Author: Mark L. McCallon

an associate professor at Abilene Christian University

Edwin Anderson Alderman (1861–1931)

Edwin Anderson Alderman was a noted educator, progressive reformer, and president of the University of North Carolina, Tulane University, and the University of Virginia, where he served as the school’s first president from 1904 until his death in 1931. He brought to the University of Virginia a zeal for progressive reform, having campaigned in North Carolina and Louisiana for increased spending on public education and the creation of teacher-training schools, especially for women. In Charlottesville, Alderman established the Curry Memorial School of Education in 1905 and reorganized the university to emphasize efficiency and promote professional and technical instruction. He also turned the University of Virginia into the southern center of the eugenics movement in the United States, spreading a culture of scientific racism and creating support for the state-sponsored sterilization of individuals considered genetically unfit. The number of faculty doubled by 1907 and the university became more integrated with the educational life of the rest of the state.
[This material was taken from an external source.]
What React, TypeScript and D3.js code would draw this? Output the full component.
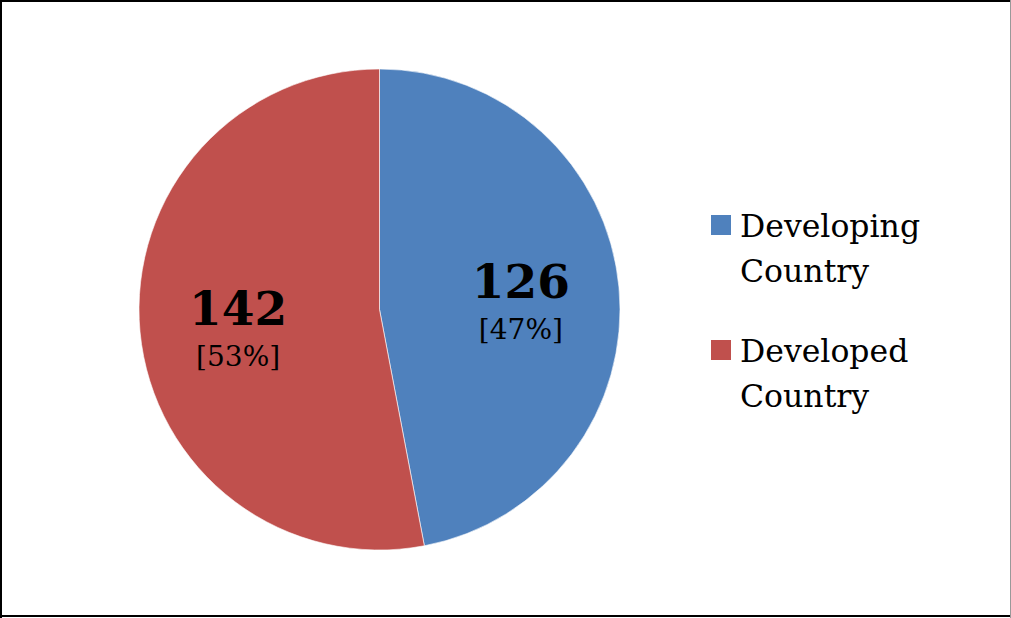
import React, { useEffect, useRef } from 'react';
import * as d3 from 'd3';

const categories = ['Developing Country', 'Developed Country'];
const counts = [126, 142];
const percentLabels = ['[47%]', '[53%]'];
const colors = ['#4F81BD', '#C0504D'];
const legendLines = [['Developing', 'Country'], ['Developed', 'Country']];

const W = 1011;
const H = 618;

const App: React.FC = () => {
  const svgRef = useRef<SVGSVGElement>(null);

  useEffect(() => {
    document.body.style.margin = '0';
    if (!svgRef.current) return;
    const svg = d3.select(svgRef.current);
    svg.selectAll('*').remove();

    svg.append('rect').attr('width', W).attr('height', H).attr('fill', '#fff');

    // frame
    svg.append('line').attr('x1', 0).attr('x2', W).attr('y1', 1).attr('y2', 1)
      .attr('stroke', '#000').attr('stroke-width', 2);
    svg.append('line').attr('x1', 1).attr('x2', 1).attr('y1', 0).attr('y2', H)
      .attr('stroke', '#000').attr('stroke-width', 2);
    svg.append('line').attr('x1', 0).attr('x2', W).attr('y1', 616).attr('y2', 616)
      .attr('stroke', '#000').attr('stroke-width', 2);
    svg.append('line').attr('x1', 1010.5).attr('x2', 1010.5).attr('y1', 0).attr('y2', H)
      .attr('stroke', '#999').attr('stroke-width', 1);

    const cx = 379.5;
    const cy = 309.5;
    const r = 240.5;

    const pie = d3.pie<number>().sort(null).value(d => d);
    const arcs = pie(counts);
    const arc = d3.arc<d3.PieArcDatum<number>>().innerRadius(0).outerRadius(r);
    const labelArc = d3.arc<d3.PieArcDatum<number>>().innerRadius(142).outerRadius(142);

    const g = svg.append('g').attr('transform', `translate(${cx},${cy})`);

    g.selectAll('path.slice')
      .data(arcs)
      .enter()
      .append('path')
      .attr('class', 'slice')
      .attr('d', arc)
      .attr('fill', (_, i) => colors[i])
      .attr('stroke', '#fff')
      .attr('stroke-width', 0.6);

    const labels = g.selectAll('g.label')
      .data(arcs)
      .enter()
      .append('g')
      .attr('class', 'label')
      .attr('transform', d => {
        const [x, y] = labelArc.centroid(d);
        return `translate(${x},${y})`;
      });

    labels.append('text')
      .attr('text-anchor', 'middle')
      .attr('y', 2)
      .attr('font-family', 'DejaVu Serif')
      .attr('font-weight', 'bold')
      .attr('font-size', 47)
      .attr('fill', '#000')
      .text(d => String(d.data));

    labels.append('text')
      .attr('text-anchor', 'middle')
      .attr('y', 43)
      .attr('font-family', 'DejaVu Serif')
      .attr('font-size', 28)
      .attr('fill', '#000')
      .text((_, i) => percentLabels[i]);

    // legend
    const legend = svg.selectAll('g.legend')
      .data(categories)
      .enter()
      .append('g')
      .attr('class', 'legend')
      .attr('transform', (_, i) => `translate(711,${215 + i * 125})`);

    legend.append('rect')
      .attr('width', 20)
      .attr('height', 20)
      .attr('fill', (_, i) => colors[i]);

    legend.each(function (_, i) {
      const t = d3.select(this).append('text')
        .attr('font-family', 'DejaVu Serif')
        .attr('font-size', 31.5)
        .attr('fill', '#000');
      legendLines[i].forEach((line, j) => {
        t.append('tspan')
          .attr('x', 29)
          .attr('y', 22 + j * 45)
          .text(line);
      });
    });
  }, []);

  return <svg ref={svgRef} width={W} height={H} style={{ display: 'block' }} />;
};

export default App;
Alderman supported creating a coordinate college for women at the university, and even though the General Assembly opposed the idea, the university began admitting women to its graduate and professional programs in 1918. Alderman was a prolific fund-raiser, a well-known orator, and a close advisor to U.S. president Woodrow Wilson. In 1938, the Alderman Library at the University of Virginia was dedicated in Alderman’s honor. In 2024, it was renamed the Edgar Shannon Library in honor of the university’s fourth president due to Alderman’s support of the eugenics movement.